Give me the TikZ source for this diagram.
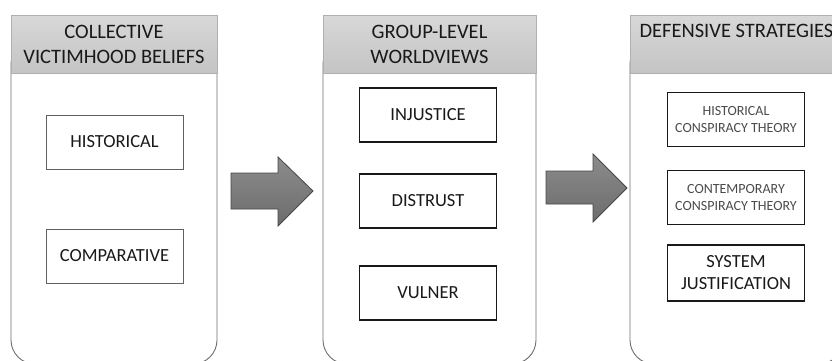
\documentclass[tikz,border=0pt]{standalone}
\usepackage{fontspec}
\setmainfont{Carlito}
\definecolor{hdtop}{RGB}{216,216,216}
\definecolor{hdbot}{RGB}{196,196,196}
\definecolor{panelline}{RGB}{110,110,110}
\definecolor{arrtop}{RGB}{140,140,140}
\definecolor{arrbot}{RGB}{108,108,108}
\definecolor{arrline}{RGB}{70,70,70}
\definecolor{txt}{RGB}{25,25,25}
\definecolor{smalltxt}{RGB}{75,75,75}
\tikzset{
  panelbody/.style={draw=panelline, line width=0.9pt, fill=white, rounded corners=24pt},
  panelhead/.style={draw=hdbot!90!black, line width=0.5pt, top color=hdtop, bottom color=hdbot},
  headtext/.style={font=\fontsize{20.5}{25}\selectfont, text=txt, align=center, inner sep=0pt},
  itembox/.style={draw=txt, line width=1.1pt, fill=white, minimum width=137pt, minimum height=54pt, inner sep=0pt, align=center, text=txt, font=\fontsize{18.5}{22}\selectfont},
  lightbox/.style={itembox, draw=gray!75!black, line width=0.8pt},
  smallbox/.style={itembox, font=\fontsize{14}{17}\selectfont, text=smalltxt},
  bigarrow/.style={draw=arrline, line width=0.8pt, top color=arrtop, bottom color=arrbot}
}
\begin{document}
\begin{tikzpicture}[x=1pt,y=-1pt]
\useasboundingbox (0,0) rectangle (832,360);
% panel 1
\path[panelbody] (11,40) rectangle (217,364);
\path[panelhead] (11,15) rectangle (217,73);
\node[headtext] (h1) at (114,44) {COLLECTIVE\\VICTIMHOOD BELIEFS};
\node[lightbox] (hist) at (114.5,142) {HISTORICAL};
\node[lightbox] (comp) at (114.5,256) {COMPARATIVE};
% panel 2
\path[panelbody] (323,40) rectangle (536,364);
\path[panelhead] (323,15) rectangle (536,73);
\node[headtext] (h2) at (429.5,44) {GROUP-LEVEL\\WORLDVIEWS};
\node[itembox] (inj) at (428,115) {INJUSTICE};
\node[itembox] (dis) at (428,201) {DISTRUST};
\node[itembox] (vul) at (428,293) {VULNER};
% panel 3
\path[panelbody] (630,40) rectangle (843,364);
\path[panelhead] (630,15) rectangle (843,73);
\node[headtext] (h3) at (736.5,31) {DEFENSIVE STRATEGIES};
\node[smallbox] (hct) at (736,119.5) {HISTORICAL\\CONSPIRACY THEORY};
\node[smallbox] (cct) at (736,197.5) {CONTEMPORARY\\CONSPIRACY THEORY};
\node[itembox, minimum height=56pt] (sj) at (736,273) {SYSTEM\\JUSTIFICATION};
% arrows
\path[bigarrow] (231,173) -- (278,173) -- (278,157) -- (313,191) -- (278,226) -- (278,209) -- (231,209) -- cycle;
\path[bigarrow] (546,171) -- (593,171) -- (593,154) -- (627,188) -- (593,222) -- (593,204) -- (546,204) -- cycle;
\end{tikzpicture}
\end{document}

**********

_Set problem_
Take the listing above and print it exactly, apart from the pictures.

_Exercise output_
Give me the TikZ source for this diagram.
\documentclass[tikz,border=0pt]{standalone}
\usepackage{fontspec}
\setmainfont{Carlito}
\definecolor{hdtop}{RGB}{216,216,216}
\definecolor{hdbot}{RGB}{196,196,196}
\definecolor{panelline}{RGB}{110,110,110}
\definecolor{arrtop}{RGB}{140,140,140}
\definecolor{arrbot}{RGB}{108,108,108}
\definecolor{arrline}{RGB}{70,70,70}
\definecolor{txt}{RGB}{25,25,25}
\definecolor{smalltxt}{RGB}{75,75,75}
\tikzset{
  panelbody/.style={draw=panelline, line width=0.9pt, fill=white, rounded corners=24pt},
  panelhead/.style={draw=hdbot!90!black, line width=0.5pt, top color=hdtop, bottom color=hdbot},
  headtext/.style={font=\fontsize{20.5}{25}\selectfont, text=txt, align=center, inner sep=0pt},
  itembox/.style={draw=txt, line width=1.1pt, fill=white, minimum width=137pt, minimum height=54pt, inner sep=0pt, align=center, text=txt, font=\fontsize{18.5}{22}\selectfont},
  lightbox/.style={itembox, draw=gray!75!black, line width=0.8pt},
  smallbox/.style={itembox, font=\fontsize{14}{17}\selectfont, text=smalltxt},
  bigarrow/.style={draw=arrline, line width=0.8pt, top color=arrtop, bottom color=arrbot}
}
\begin{document}
\begin{tikzpicture}[x=1pt,y=-1pt]
\useasboundingbox (0,0) rectangle (832,360);
% panel 1
\path[panelbody] (11,40) rectangle (217,364);
\path[panelhead] (11,15) rectangle (217,73);
\node[headtext] (h1) at (114,44) {COLLECTIVE\\VICTIMHOOD BELIEFS};
\node[lightbox] (hist) at (114.5,142) {HISTORICAL};
\node[lightbox] (comp) at (114.5,256) {COMPARATIVE};
% panel 2
\path[panelbody] (323,40) rectangle (536,364);
\path[panelhead] (323,15) rectangle (536,73);
\node[headtext] (h2) at (429.5,44) {GROUP-LEVEL\\WORLDVIEWS};
\node[itembox] (inj) at (428,115) {INJUSTICE};
\node[itembox] (dis) at (428,201) {DISTRUST};
\node[itembox] (vul) at (428,293) {VULNER};
% panel 3
\path[panelbody] (630,40) rectangle (843,364);
\path[panelhead] (630,15) rectangle (843,73);
\node[headtext] (h3) at (736.5,31) {DEFENSIVE STRATEGIES};
\node[smallbox] (hct) at (736,119.5) {HISTORICAL\\CONSPIRACY THEORY};
\node[smallbox] (cct) at (736,197.5) {CONTEMPORARY\\CONSPIRACY THEORY};
\node[itembox, minimum height=56pt] (sj) at (736,273) {SYSTEM\\JUSTIFICATION};
% arrows
\path[bigarrow] (231,173) -- (278,173) -- (278,157) -- (313,191) -- (278,226) -- (278,209) -- (231,209) -- cycle;
\path[bigarrow] (546,171) -- (593,171) -- (593,154) -- (627,188) -- (593,222) -- (593,204) -- (546,204) -- cycle;
\end{tikzpicture}
\end{document}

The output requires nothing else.